The reason I like this analogy so much is that magnification is intuitively clear to just about anyone who has ever stood far away from something, then moved in for a closer look. We know perfectly well that what we are looking at isn’t changing, but by changing position so that we can gather more information, we become more sure of what we are seeing. By gathering more data (having a larger sample size), we can be more sure* (have better statistical significance) of what we are seeing.

*Remember, p-values, which are what most people mean when they refer to statistical significance, *only* tell you the probability that you have incorrectly found a difference between two treatments (a false positive), so the words “can be more sure” are on purpose *not* “can know.”

P-values do not “tell you the probability that you have incorrectly found a difference between two treatments”. The P-value is a conditional probability and you have have failed to specify the conditional. If you would like to know the probability that the difference you have found is “correct” you need to evaluate the P-value in the context of the prior and the power. To use your magnification analogy if you are looking for something small and you think you can see it with a microscope, if that something is not actually there it does not matter how much magnification you use, if you think you see what you are looking for you are wrong.

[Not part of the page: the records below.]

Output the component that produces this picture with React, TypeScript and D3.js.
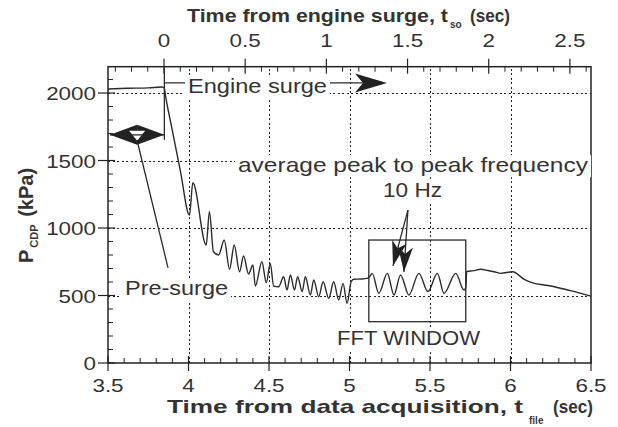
import React from "react";
import * as d3 from "d3";

// Compressor discharge pressure record around an engine surge event
const tFile = [3.50, 3.62, 3.75, 3.835, 3.85, 3.856, 3.90, 3.95, 4.006, 4.027, 4.110, 4.130, 4.155, 4.187, 4.222, 4.255, 4.284, 4.317, 4.342, 4.373, 4.400, 4.415, 4.456, 4.483, 4.508, 4.529, 4.560, 4.591, 4.612, 4.633, 4.658, 4.678, 4.706, 4.726, 4.757, 4.778, 4.809, 4.836, 4.871, 4.902, 4.933, 4.960, 4.985, 5.010, 5.027, 5.070, 5.110, 5.120, 5.141, 5.182, 5.235, 5.276, 5.317, 5.369, 5.431, 5.487, 5.546, 5.587, 5.660, 5.711, 5.722, 5.728, 5.770, 5.815, 5.860, 5.898, 5.940, 6.013, 6.085, 6.147, 6.210, 6.272, 6.355, 6.438, 6.500];
const pCdp = [2030, 2035, 2038, 2045, 2035, 1990, 1720, 1420, 1096, 1335, 874, 1121, 824, 800, 911, 694, 874, 676, 793, 659, 726, 570, 750, 595, 738, 570, 565, 639, 541, 652, 541, 639, 528, 639, 504, 615, 491, 602, 479, 602, 467, 590, 442, 602, 620, 622, 627, 632, 664, 516, 664, 504, 652, 504, 664, 530, 664, 516, 664, 541, 555, 678, 684, 694, 685, 676, 664, 676, 620, 590, 578, 565, 541, 516, 495];

const bottomTicks = [3.5, 4, 4.5, 5, 5.5, 6, 6.5];
const bottomTickLabels = ["3.5", "4", "4.5", "5", "5.5", "6", "6.5"];
const topTicks = [0, 0.5, 1, 1.5, 2, 2.5];
const topTickLabels = ["0", "0.5", "1", "1.5", "2", "2.5"];
const leftTicks = [0, 500, 1000, 1500, 2000];
const leftTickLabels = ["0", "500", "1000", "1500", "2000"];
const gridKPa = [500, 1000, 1500, 2000];
const gridTime = [4, 4.5, 5, 5.5, 6];

// annotation anchors in data units
const surgeTime = 3.85;
const surgeArrowKPa = 2075;
const surgeArrowEnd = 5.233;
const preSurgeSpan = [3.512, 3.85];
const preSurgeKPa = 1690;
const preSurgePointer = [[3.68, 1652], [3.873, 704]];
const fftWindowT = [5.12, 5.722];
const fftWindowKPa = [306, 911];
const hzApex = [5.363, 1133];
const hzTips = [[5.270, 719], [5.338, 674]];

const W = 618, H = 427;
const margin = { left: 108, right: 27, top: 66.7, bottom: 64 };
const FONT = "'Liberation Sans', Arial, Helvetica, sans-serif";
const INK = "#2b2b2b";
const TEXT = "#333";

const x = d3.scaleLinear().domain([3.5, 6.5]).range([margin.left, W - margin.right]);
const xTop = d3.scaleLinear().domain([-0.345, 2.63]).range([margin.left, W - margin.right]);
const y = d3.scaleLinear().domain([0, 2195]).range([H - margin.bottom, margin.top]);
const crisp = (v: number) => Math.round(v) + 0.5;

const near = (a: number, arr: number[]) => arr.some((b) => Math.abs(a - b) < 1e-6);
const bottomMinor = d3.range(35, 65).map((v) => v / 10).filter((v) => !near(v, bottomTicks));
const topMinor = d3.range(-3, 27).map((v) => v / 10).filter((v) => !near(v, topTicks));
const leftMinor = d3.range(0, 22).map((v) => v * 100).filter((v) => !near(v, leftTicks));

function arrowHead(x1: number, y1: number, x2: number, y2: number, len: number, hw: number, notch: number) {
  const dx = x2 - x1, dy = y2 - y1;
  const d = Math.hypot(dx, dy);
  const ux = dx / d, uy = dy / d;
  const px = -uy, py = ux;
  const bx = x2 - ux * len, by = y2 - uy * len;
  const nx = x2 - ux * (len - notch), ny = y2 - uy * (len - notch);
  return `M${x2},${y2}L${bx + px * hw},${by + py * hw}L${nx},${ny}L${bx - px * hw},${by - py * hw}Z`;
}

function Label(props: { x: number; y: number; w: number; size: number; bold?: boolean; bg?: boolean; children: React.ReactNode }) {
  const { x: tx, y: ty, w, size, bold, bg, children } = props;
  return (
    <g>
      {bg && <rect x={tx - 3} y={ty - size * 0.8} width={w + 6} height={size * 1.05} fill="#fff" />}
      <text x={tx} y={ty} fontSize={size} fontWeight={bold ? 700 : 400} fill={TEXT}
        textLength={w} lengthAdjust="spacingAndGlyphs" fontFamily={FONT}>{children}</text>
    </g>
  );
}

function TickText(props: { x: number; y: number; anchor: "start" | "middle" | "end"; children: React.ReactNode }) {
  return (
    <text transform={`translate(${props.x},${props.y}) scale(1.18,1)`} textAnchor={props.anchor}
      fontSize={19} fill={TEXT} fontFamily={FONT}>{props.children}</text>
  );
}

export default function App() {
  const line = d3.line<number>().x((_, i) => x(tFile[i])).y((d) => y(d)).curve(d3.curveMonotoneX);
  const x0 = margin.left, x1 = W - margin.right, y0 = H - margin.bottom, y1 = margin.top;

  const dsY = y(preSurgeKPa);
  const dsL = x(preSurgeSpan[0]), dsR = x(preSurgeSpan[1]);
  const dsM = (dsL + dsR) / 2;

  return (
    <svg width={W} height={H} style={{ position: "absolute", left: 0, top: 0, background: "#fff" }}>
      {/* dotted grid */}
      <g stroke="#222" strokeWidth={1.6} strokeDasharray="2 2.5" fill="none" shapeRendering="crispEdges">
        {gridKPa.map((v) => (
          <line key={"gy" + v} x1={x0} x2={x1} y1={crisp(y(v))} y2={crisp(y(v))} />
        ))}
        {gridTime.map((v) => (
          <line key={"gx" + v} x1={crisp(x(v))} x2={crisp(x(v))} y1={y0} y2={y1} />
        ))}
      </g>

      {/* frame */}
      <rect x={x0} y={y1} width={x1 - x0} height={y0 - y1} fill="none" stroke="#222" strokeWidth={1.5} />

      {/* bottom axis */}
      {bottomTicks.map((v) => <line key={"bt" + v} x1={x(v)} x2={x(v)} y1={y0 - 7} y2={y0 + 8} stroke="#222" strokeWidth={1.2} />)}
      {bottomMinor.map((v) => <line key={"bm" + v} x1={x(v)} x2={x(v)} y1={y0 - 5} y2={y0} stroke="#222" strokeWidth={1} />)}
      {bottomTicks.map((v, i) => <TickText key={"bl" + v} x={x(v)} y={392} anchor="middle">{bottomTickLabels[i]}</TickText>)}

      {/* top axis */}
      {topTicks.map((v) => <line key={"tt" + v} x1={xTop(v)} x2={xTop(v)} y1={y1 - 8} y2={y1 + 7} stroke="#222" strokeWidth={1.2} />)}
      {topMinor.map((v) => <line key={"tm" + v} x1={xTop(v)} x2={xTop(v)} y1={y1} y2={y1 + 5} stroke="#222" strokeWidth={1} />)}
      {topTicks.map((v, i) => <TickText key={"tl" + v} x={xTop(v)} y={47} anchor="middle">{topTickLabels[i]}</TickText>)}

      {/* left axis */}
      {leftTicks.map((v) => <line key={"lt" + v} x1={x0 - 10} x2={x0 + 7} y1={y(v)} y2={y(v)} stroke="#222" strokeWidth={1.2} />)}
      {leftMinor.map((v) => <line key={"lm" + v} x1={x0} x2={x0 + 5} y1={y(v)} y2={y(v)} stroke="#222" strokeWidth={1} />)}
      {leftTicks.map((v, i) => <TickText key={"ll" + v} x={96} y={y(v) + 7} anchor="end">{leftTickLabels[i]}</TickText>)}

      {/* axis titles */}
      <Label x={187} y={22} w={261} size={19} bold>Time from engine surge, t</Label>
      <text x={450} y={28} fontSize={10} fontWeight={700} fill={TEXT} fontFamily={FONT}>so</text>
      <Label x={470} y={22} w={40} size={19} bold>(sec)</Label>

      <Label x={167} y={413} w={356} size={19} bold>Time from data acquisition, t</Label>
      <text x={529} y={424} fontSize={10} fontWeight={700} fill={TEXT} fontFamily={FONT}>file</text>
      <Label x={553} y={413} w={40} size={19} bold>(sec)</Label>

      <text transform="translate(33,263) rotate(-90)" fontSize={20} fontWeight={700} fill={TEXT} fontFamily={FONT}>
        P<tspan fontSize={11} dy={5} dx={2}>CDP</tspan><tspan dy={-5} dx={2}> (kPa)</tspan>
      </text>

      {/* engine surge marker */}
      <line x1={x(surgeTime)} x2={x(surgeTime)} y1={y1} y2={dsY + 5} stroke={INK} strokeWidth={1.3} />
      <line x1={x(surgeTime)} x2={x(surgeArrowEnd) - 20} y1={y(surgeArrowKPa)} y2={y(surgeArrowKPa)} stroke={INK} strokeWidth={1.3} />
      <path d={arrowHead(x(surgeTime), y(surgeArrowKPa), x(surgeArrowEnd), y(surgeArrowKPa), 32, 9.5, 8)} fill="#222" />

      {/* pre-surge double arrow */}
      <path d={`M${dsL},${dsY}L${dsM},${dsY - 10}L${dsM},${dsY + 10}Z`} fill="#222" />
      <path d={`M${dsR},${dsY}L${dsM},${dsY - 10}L${dsM},${dsY + 10}Z`} fill="#222" />
      <path d={`M${dsM - 8},${dsY - 4}L${dsM + 8},${dsY - 4}L${dsM},${dsY + 6}Z`} fill="#fff" />
      <line x1={dsL} x2={dsR} y1={dsY} y2={dsY} stroke="#222" strokeWidth={1.2} />
      <line x1={x(preSurgePointer[0][0])} y1={y(preSurgePointer[0][1])} x2={x(preSurgePointer[1][0])} y2={y(preSurgePointer[1][1])} stroke={INK} strokeWidth={1.3} />

      {/* FFT window */}
      <rect x={x(fftWindowT[0])} y={y(fftWindowKPa[1])} width={x(fftWindowT[1]) - x(fftWindowT[0])}
        height={y(fftWindowKPa[0]) - y(fftWindowKPa[1])} fill="none" stroke={INK} strokeWidth={1.3} />

      {/* pressure trace */}
      <path d={line(pCdp) || ""} fill="none" stroke={INK} strokeWidth={1.4} strokeLinejoin="round" />

      {/* 10 Hz pointers */}
      {hzTips.map((tp, i) => (
        <g key={"hz" + i}>
          <line x1={x(hzApex[0])} y1={y(hzApex[1])} x2={x(tp[0])} y2={y(tp[1])} stroke={INK} strokeWidth={1.3} />
          <path d={arrowHead(x(hzApex[0]), y(hzApex[1]), x(tp[0]), y(tp[1]), 25, 7.5, 7)} fill="#222" />
        </g>
      ))}

      {/* annotation text */}
      <Label x={188} y={93} w={139} size={20} bg>Engine surge</Label>
      <Label x={238} y={172} w={350} size={21} bg>average peak to peak frequency</Label>
      <Label x={383} y={197} w={59} size={21} bg>10 Hz</Label>
      <Label x={125} y={295} w={103} size={21} bg>Pre-surge</Label>
      <Label x={337} y={345} w={143} size={20.5} bg>FFT WINDOW</Label>
    </svg>
  );
}
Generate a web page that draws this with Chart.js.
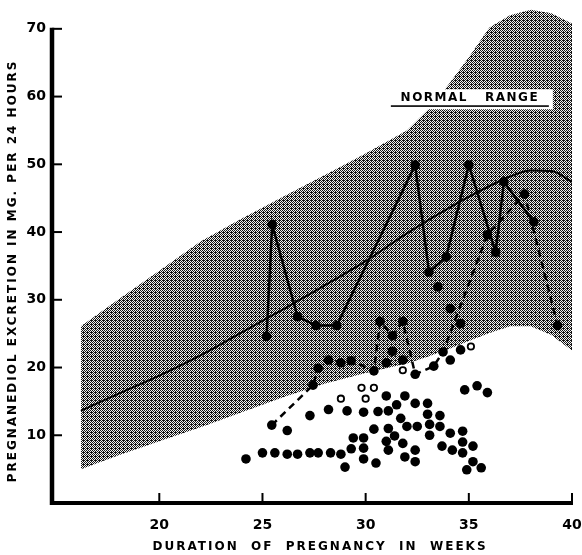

Paul Pharoah raises two important points. First, it is well-known that null hypothesis significance testing (NHST) doesn’t really tell us what we want to know. As Jacob Cohen put it in his delightfully titled article, “The earth is round (p < .05)" (Am Psychol, 1994, 49(12), 997-1003), what we want to know is the probability of the data given that the null hypothesis is true. What we actually get, though, is the probability of the null given the data. Problems with NHST have been highlighted since 1938 (Berkson J. Some difficulties of interpretation encountered in the application of the chi-square test. J Am Stat Assoc. 1938;33:526-542), but the reality is that, unless you are a Bayesian, we've been using it for going on a century, and it has served our purposes.

His other point is that a microscope doesn't help if the phenomenon isn't there. There's no way to argue with this. What this means is that we have to determine the magnification (or sample size) a priori, based on our best guess of the phenomenon's size. Then, if we don't see it, it likely ain't there.